Este martes Estados Unidos volvió a incluir a Cuba en la lista de países que no colaboran contra el terrorismo. Es esta una designación extremadamente importante desde el punto de vista legal y político, con ramificaciones que afectarán al gobierno en La Habana y a la ciudadanía. La medida demuestra la inexistencia de una política consistente hacia el país caribeño por parte de la administración Biden, que continúa sin cumplir su promesa electoral de normalizar las relaciones bilaterales y mantiene la retórica hostil que promovió la presidencia de Donald Trump.
La inclusión se hace, una vez más, sin aportar evidencia sobre cómo el Estado cubano apoya acciones terroristas o que puedan poner en peligro la estabilidad de su vecino del norte. También llama la atención el carácter arbitrario de los países listados, con un criterio de selección subordinado a intereses más económicos y políticos que de seguridad.
La decisión no solo restringe el espacio para la diplomacia entre ambas naciones, sino que sostiene una tensión política que dificulta las posibilidades de un proceso de diálogo entre ambos gobiernos. También obstaculiza esfuerzos internacionales para aliviar la actual crisis económica y mediar en la compleja situación de derechos humanos en la Isla. Por último, brinda una justificación al gobierno caribeño para mantener prácticas autoritarias como supuesta «defensa» ante la agresión extranjera.
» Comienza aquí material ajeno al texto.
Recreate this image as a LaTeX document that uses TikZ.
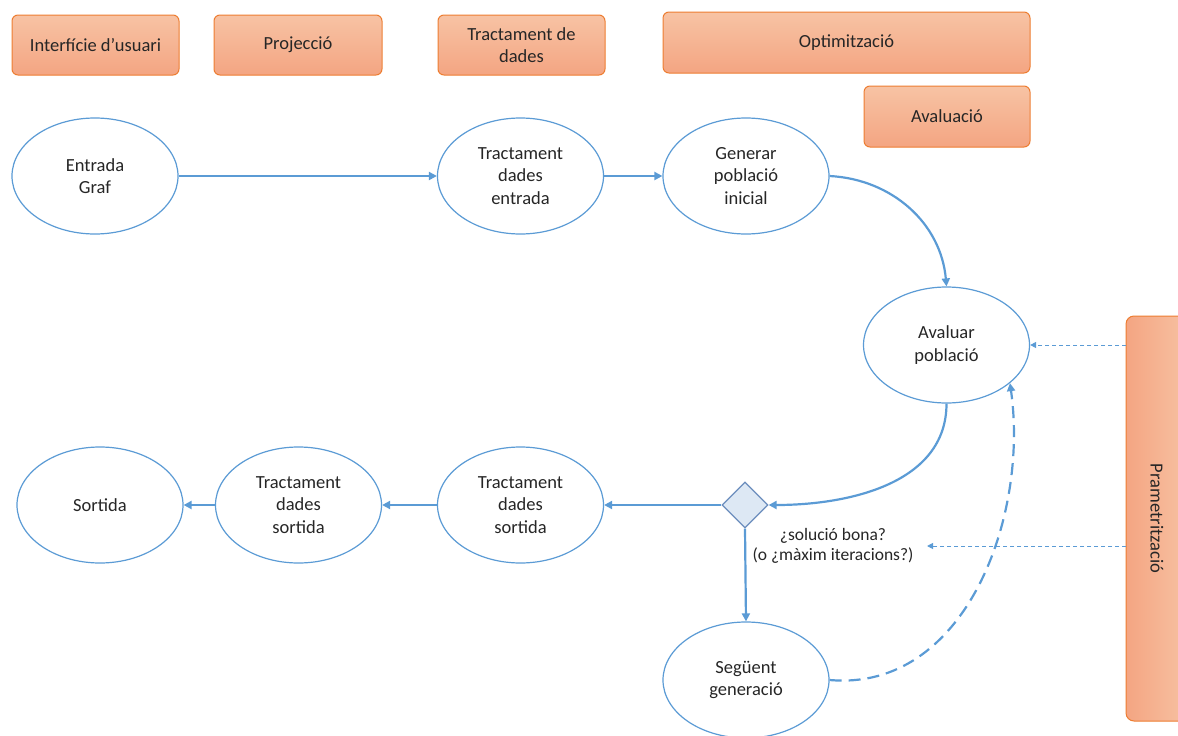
\documentclass[tikz,border=0pt]{standalone}
\usepackage{fontspec}
\setmainfont{Carlito}
\usetikzlibrary{shapes.geometric,arrows.meta}
\definecolor{eblue}{HTML}{5B9BD5}
\definecolor{oline}{HTML}{ED7D31}
\definecolor{otop}{HTML}{F7C3A4}
\definecolor{obot}{HTML}{F4A582}
\definecolor{dfill}{HTML}{DDE8F4}
\definecolor{dline}{HTML}{6B8DBD}
\definecolor{txt}{HTML}{262626}
\begin{document}
\begin{tikzpicture}[x=1pt,y=-1pt,
  every node/.style={text=txt,font=\fontsize{18.5}{22.5}\selectfont},
  obox/.style={rectangle,rounded corners=6pt,draw=oline,line width=1pt,top color=otop,bottom color=obot,align=center,inner sep=0pt},
  ell/.style={ellipse,draw=eblue,line width=1.2pt,fill=white,minimum width=166pt,minimum height=116pt,inner sep=0pt,align=center},
  dec/.style={diamond,draw=dline,line width=1.2pt,fill=dfill,minimum width=46pt,minimum height=46pt,inner sep=0pt},
  flow/.style={draw=eblue,line width=2.2pt,-{Triangle[length=8pt,width=8pt]}},
  dflow/.style={draw=eblue,line width=2.2pt,dash pattern=on 12pt off 7pt,-{Triangle[length=8pt,width=8pt]}},
  pflow/.style={draw=eblue,line width=1pt,dash pattern=on 4pt off 3pt,-{Triangle[length=6pt,width=6pt]}}]
\useasboundingbox (0,0) rectangle (1178,736);
% top boxes
\node[obox,minimum width=167pt,minimum height=60pt] (ui) at (95.5,45) {Interfície d’usuari};
\node[obox,minimum width=168pt,minimum height=60pt] (proj) at (298,45) {Projecció};
\node[obox,minimum width=167pt,minimum height=60pt] (trd) at (521.5,45) {Tractament de\\dades};
\node[obox,minimum width=367pt,minimum height=61pt] (opt) at (846.5,42.5) {Optimització};
\node[obox,minimum width=166pt,minimum height=61pt] (aval) at (947,116.5) {Avaluació};
\shade[left color=obot,right color=otop,draw=oline,line width=1pt,rounded corners=8pt] (1126,316) rectangle (1192,721);
\node[rotate=-90] (param) at (1157,518.5) {Prametrització};
\coordinate (paramw) at (1126,518.5);
% ellipses
\node[ell] (in) at (95,176) {Entrada\\Graf};
\node[ell] (tde) at (520.5,176) {Tractament\\dades\\entrada};
\node[ell] (gen) at (746,176) {Generar\\població\\inicial};
\node[ell] (ava) at (946.5,345) {Avaluar\\població};
\node[ell] (out) at (100,505) {Sortida};
\node[ell] (tds1) at (298.5,505) {Tractament\\dades\\sortida};
\node[ell] (tds2) at (520.5,505) {Tractament\\dades\\sortida};
\node[ell] (seg) at (746,680) {Següent\\generació};
\node[dec] (dia) at (745,505) {};
\node[font=\fontsize{17.5}{20}\selectfont,align=center] (lbl) at (833,546) {¿solució bona?\\(o ¿màxim iteracions?)};
% connectors
\draw[flow] (in.east) -- (tde.west);
\draw[flow] (tde.east) -- (gen.west);
\draw[flow] (gen.east) to[out=-3,in=95] (ava.north);
\draw[flow] (ava.south) to[out=-90,in=0] (dia.east);
\draw[flow] (dia.west) -- (tds2.east);
\draw[flow] (tds2.west) -- (tds1.east);
\draw[flow] (tds1.west) -- (out.east);
\draw[flow] (dia.south) -- (seg.north);
\draw[dflow] (seg.east) to[out=-5,in=-82] (ava.-31);
\draw[pflow] (paramw |- ava.east) -- (ava.east);
\draw[pflow] (paramw |- 0,546) -- ([xshift=10pt]lbl.east |- 0,546);
\end{tikzpicture}
\end{document}
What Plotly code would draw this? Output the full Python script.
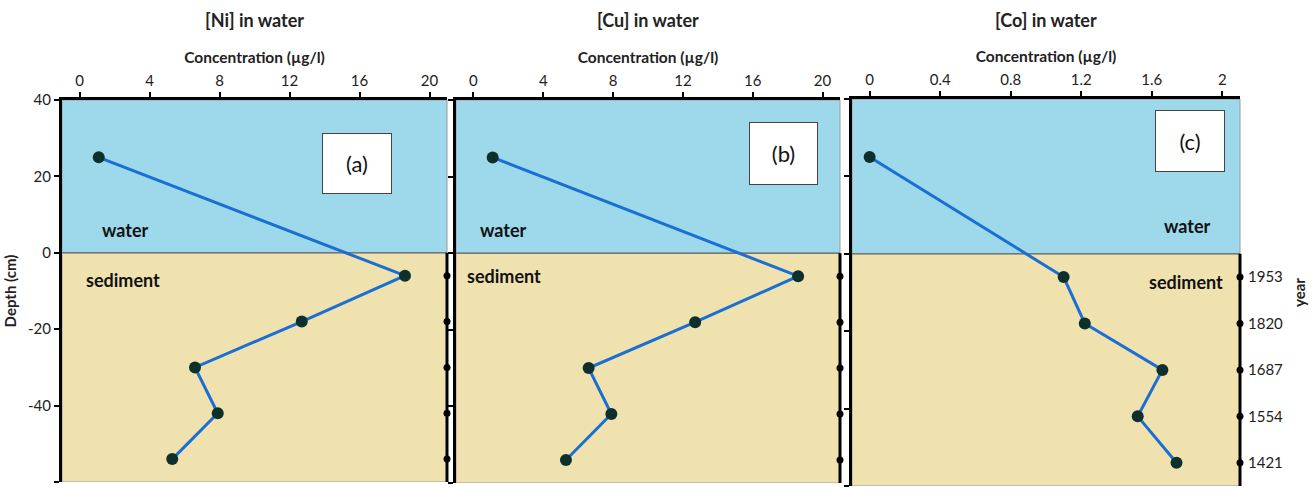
import plotly.graph_objects as go

# ---------------- data ----------------
depth = [25, -6, -18, -30, -42, -54]
ni = [1.1, 18.6, 12.7, 6.6, 7.9, 5.3]
cu = [1.1, 18.6, 12.7, 6.6, 7.9, 5.3]
co = [0.0, 1.1, 1.22, 1.66, 1.52, 1.74]
sed_depth = [-6, -18, -30, -42, -54]
years = ["1953", "1820", "1687", "1554", "1421"]
ticks_ab = [0, 4, 8, 12, 16, 20]
ticks_c = [0, 0.4, 0.8, 1.2, 1.6, 2]
ticktext_c = ["0", "0.4", "0.8", "1.2", "1.6", "2"]
depth_ticks = [40, 20, 0, -20, -40, -60]
depth_ticktext = ["40", "20", "0", "-20", "-40", "-60"]
titles = ["[Ni] in water", "[Cu] in water", "[Co] in water"]
labels = ["(a)", "(b)", "(c)"]
series = [ni, cu, co]
xranges = [[-1, 21], [-1, 21], [-0.1, 2.1]]
yrange = [-60, 40]

# ---------------- layout geometry (pixels) ----------------
W, H = 1314, 490
panels = [(62, 447, 100, 482), (456, 840, 100, 483), (852, 1240, 99, 486)]
FONT = "Lato"
WATER = "#9DD9EA"
SED = "#EFE2AE"
LINE = "#1A6FD4"
DOT = "#0D302C"

def px(x):
    return x / W

def py(y):
    return (H - y) / H

fig = go.Figure()
shapes = []
annotations = []

for i in range(3):
    n = "" if i == 0 else str(i + 1)
    xa, ya = "x" + n, "y" + n
    x0, x1, y0, y1 = panels[i]
    fig.add_trace(go.Scatter(
        x=series[i], y=depth, xaxis=xa, yaxis=ya, mode="lines+markers",
        line=dict(color=LINE, width=3),
        marker=dict(color=DOT, size=12),
        showlegend=False, cliponaxis=False))
    # dots on the right-hand "year" axis
    fig.add_trace(go.Scatter(
        x=[xranges[i][1]] * len(sed_depth), y=sed_depth, xaxis=xa, yaxis=ya,
        mode="markers", marker=dict(color="black", size=7),
        showlegend=False, cliponaxis=False))

    xkw = dict(
        domain=[px(x0), px(x1)], range=xranges[i], side="top", anchor=ya,
        showline=True, linewidth=3, linecolor="black", ticks="outside",
        ticklen=5, tickwidth=1.5, tickcolor="black", showgrid=False,
        zeroline=False, automargin=False,
        tickfont=dict(family=FONT, size=15, color="#222"),
        title=dict(text="<b>Concentration (µg/l)</b>", standoff=4,
                   font=dict(family=FONT, size=15.5, color="#222")))
    if i == 2:
        xkw.update(tickvals=ticks_c, ticktext=ticktext_c)
    else:
        xkw.update(tickvals=ticks_ab)
    ykw = dict(
        domain=[py(y1), py(y0)], range=yrange, anchor=xa, tickvals=depth_ticks,
        ticktext=depth_ticktext,
        showline=True, linewidth=3, linecolor="black", ticks="outside",
        ticklen=5, tickwidth=1.5, tickcolor="black", showgrid=False,
        zeroline=False, automargin=False, showticklabels=(i == 0),
        tickfont=dict(family=FONT, size=15, color="#222"))
    if i == 0:
        ykw["title"] = dict(text="<b>Depth (cm)</b>", standoff=8,
                            font=dict(family=FONT, size=15, color="#222"))
    fig.update_layout({"xaxis" + n: xkw, "yaxis" + n: ykw})

    # background zones
    shapes.append(dict(type="rect", xref=xa + " domain", yref=ya, x0=0, x1=1,
                       y0=0, y1=yrange[1], fillcolor=WATER, layer="below",
                       line=dict(color="#9a9a9a", width=1)))
    shapes.append(dict(type="rect", xref=xa + " domain", yref=ya, x0=0, x1=1,
                       y0=yrange[0], y1=0, fillcolor=SED, layer="below",
                       line=dict(color="#9a9a9a", width=1)))
    shapes.append(dict(type="line", xref=xa + " domain", yref=ya, x0=0, x1=1,
                       y0=0, y1=0, layer="below",
                       line=dict(color="#777777", width=1.5)))
    # right-hand year axis line
    shapes.append(dict(type="line", xref=xa + " domain", yref=ya, x0=1, x1=1,
                       y0=0, y1=yrange[0], line=dict(color="black", width=3)))

    # panel title
    annotations.append(dict(text="<b>" + titles[i] + "</b>", xref="paper",
                            yref="paper", x=px((x0 + x1) / 2), y=py(20),
                            xanchor="center", yanchor="middle",
                            showarrow=False, font=dict(family=FONT, size=18,
                                                       color="#222")))

# label boxes
boxes = [(323, 391, 134, 193), (750, 817, 123, 184), (1156, 1224, 111, 171)]
for i, (bx0, bx1, by0, by1) in enumerate(boxes):
    annotations.append(dict(text=labels[i], xref="paper", yref="paper",
                            x=px((bx0 + bx1) / 2), y=py((by0 + by1) / 2),
                            xanchor="center", yanchor="middle",
                            showarrow=False, width=bx1 - bx0 - 2,
                            height=by1 - by0 - 2, bgcolor="white",
                            bordercolor="#444", borderwidth=1,
                            font=dict(family=FONT, size=22, color="#111")))

water_pos = [(125, 230), (503, 230), (1187, 226)]
sed_pos = [(123, 280), (504, 276), (1186, 282)]
for (wx, wy) in water_pos:
    annotations.append(dict(text="<b>water</b>", xref="paper", yref="paper",
                            x=px(wx), y=py(wy), xanchor="center",
                            yanchor="middle", showarrow=False,
                            font=dict(family=FONT, size=18, color="#111")))
for (sx, sy) in sed_pos:
    annotations.append(dict(text="<b>sediment</b>", xref="paper", yref="paper",
                            x=px(sx), y=py(sy), xanchor="center",
                            yanchor="middle", showarrow=False,
                            font=dict(family=FONT, size=18, color="#111")))

# year axis for panel (c)
fig.update_layout(yaxis4=dict(
    overlaying="y3", side="right", anchor="x3", range=yrange,
    tickvals=sed_depth, ticktext=years, showline=False, ticks="",
    ticklabelstandoff=7,
    showgrid=False, zeroline=False, automargin=False,
    tickfont=dict(family=FONT, size=15, color="#222"),
    title=dict(text="<b>year</b>", standoff=12,
               font=dict(family=FONT, size=15, color="#222"))))
fig.add_trace(go.Scatter(x=[None], y=[None], xaxis="x3", yaxis="y4",
                         showlegend=False, hoverinfo="skip"))

fig.update_layout(width=W, height=H, margin=dict(l=0, r=0, t=0, b=0),
                  paper_bgcolor="white", plot_bgcolor="white",
                  shapes=shapes, annotations=annotations, showlegend=False)

fig.write_html("out.html", config={"displayModeBar": False},
               post_script="document.body.style.margin='0';"
                           "document.body.style.overflow='hidden';")
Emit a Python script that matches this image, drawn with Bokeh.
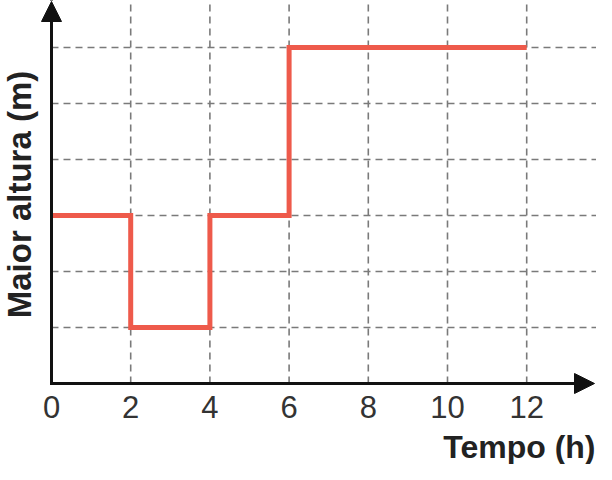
import math
from bokeh.plotting import figure
from bokeh.models import Arrow, NormalHead, Range1d
from bokeh.core.properties import value
from bokeh.embed import file_html
from bokeh.resources import INLINE

# ---- data ----
times = [0, 2, 4, 6, 12]
heights = [3, 1, 3, 6, 6]
x_ticks = [0, 2, 4, 6, 8, 10, 12]
x_tick_labels = ["0", "2", "4", "6", "8", "10", "12"]
y_grid = [1, 2, 3, 4, 5, 6]
x_label = "Tempo (h)"
y_label = "Maior altura (m)"

# ---- layout constants (pixels) ----
W, H = 596, 464
ox, oy = 51, 383          # origin in figure pixels
ux, uy = 39.6, 56.0        # pixels per data unit
x0, x1 = -ox / ux, (W - ox) / ux
y0, y1 = -(H - oy) / uy, oy / uy

p = figure(width=W, height=H, output_backend="svg", toolbar_location=None,
           x_range=Range1d(x0, x1), y_range=Range1d(y0, y1),
           min_border=0, min_border_left=0, min_border_right=0,
           min_border_top=0, min_border_bottom=0)
p.axis.visible = False
p.xgrid.visible = False
p.ygrid.visible = False
p.outline_line_color = None
p.background_fill_color = "white"
p.border_fill_color = "white"

grid_color = "#7a7a7a"
grid_dash = "7 5"

# vertical dashed grid (from x axis upward)
vx = [t for t in x_ticks if t != 0]
p.segment(x0=vx, y0=[0] * len(vx), x1=vx, y1=[y1] * len(vx),
          line_color=grid_color, line_width=1.6, line_dash=grid_dash)
# horizontal dashed grid (from y axis rightward)
p.segment(x0=[0] * len(y_grid), y0=y_grid, x1=[x1] * len(y_grid), y1=y_grid,
          line_color=grid_color, line_width=1.6, line_dash=grid_dash)

# step line
p.step(times, heights, mode="after", line_color="#ee5a4b", line_width=5,
       line_join="miter")

# axes with arrow heads
ax_color = "#111111"
p.add_layout(Arrow(end=NormalHead(size=20, fill_color=ax_color, line_color=ax_color),
                   x_start=0, y_start=0, x_end=(594 - ox) / ux, y_end=0,
                   line_color=ax_color, line_width=3))
p.add_layout(Arrow(end=NormalHead(size=20, fill_color=ax_color, line_color=ax_color),
                   x_start=0, y_start=0, x_end=0, y_end=(oy - 1.0) / uy,
                   line_color=ax_color, line_width=3, line_cap="square"))

# tick labels (vertical centre 23 px below the x axis)
p.text(x=x_ticks, y=[-23 / uy] * len(x_ticks), text=x_tick_labels,
       text_font=value("Liberation Sans"), text_font_size="31px",
       text_color="#333333", text_align="center", text_baseline="middle")

# axis titles
p.text(x=[(595 - ox) / ux], y=[-63 / uy], text=[x_label],
       text_font=value("Liberation Sans"), text_font_size="32px",
       text_font_style="bold", text_color="#222222",
       text_align="right", text_baseline="middle")
p.text(x=[(19 - ox) / ux], y=[(389 - 200) / uy], text=[y_label],
       angle=math.pi / 2,
       text_font=value("Liberation Sans"), text_font_size="33px",
       text_font_style="bold", text_color="#222222",
       text_align="center", text_baseline="middle")

open("out.html", "w").write(file_html(p, INLINE))
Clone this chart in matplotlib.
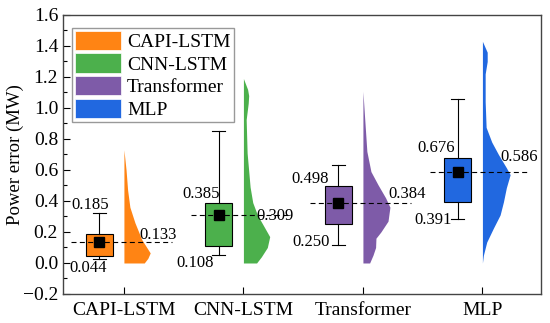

En materia legal, la designación de un Estado como patrocinador del terrorismo influye en dos áreas: las sanciones y la soberanía. Activa controles de exportación para artículos que necesita el pueblo cubano y restringe el acceso al alivio de deudas y al financiamiento internacional. Además, elimina un derecho del que gozan todos los estados soberanos: la inmunidad ante las cortes estadounidenses. Ese hecho convierte a la nación en vulnerable a demandas sustanciales.
Históricamente, la inclusión en la lista ha sustentado sanciones cada vez más severas que repercuten en la economía y, por tanto, en la población del país listado. Las empresas y organizaciones con sede en Estados Unidos pueden asumir que cualquier compromiso con Cuba estaría prohibido, incluso para actividades que técnicamente se permitan. Las firmas extranjeras pueden estar expuestas a acciones legales en Estados Unidos. A menudo el riesgo de ver manchada la reputación por estar vinculado a un país que forme parte de la lista es tan alto que muchas empresas evitan hacer negocios sin investigar los tecnicismos.
El anuncio contrasta con la expectativa de las últimas semanas sobre un posible cambio en la política estadounidense hacia Cuba. Señales tímidas de diálogo bilateral y un comentario sobre Cuba del presidente Biden al senador Bob Menéndez, parecían anticipar algún movimiento en el sentido correcto.
Si bien el gobierno cubano tiene prácticas de autoritarismo que afectan a la ciudadanía y se alejan de la búsqueda de consenso, el estadounidense, a pesar de su retórica pro-democrática, insiste en decidir por los cubanos el rumbo político de la Isla, con la actitud —también autoritaria— de provocar miseria como forma de castigo. Atrapados entre ambas fuerzas están 11 millones de personas como «daño colateral».
Todavía resuenan las palabras de Barack Obama en su visita a La Habana cuando vaticinó un futuro de esperanza, protagonizado por la ciudadanía y nadie más. La administración Biden se ha esforzado por mostrar que su política hacia el pueblo cubano es diferente a la que asumió Obama. Y tienen razón, es peor.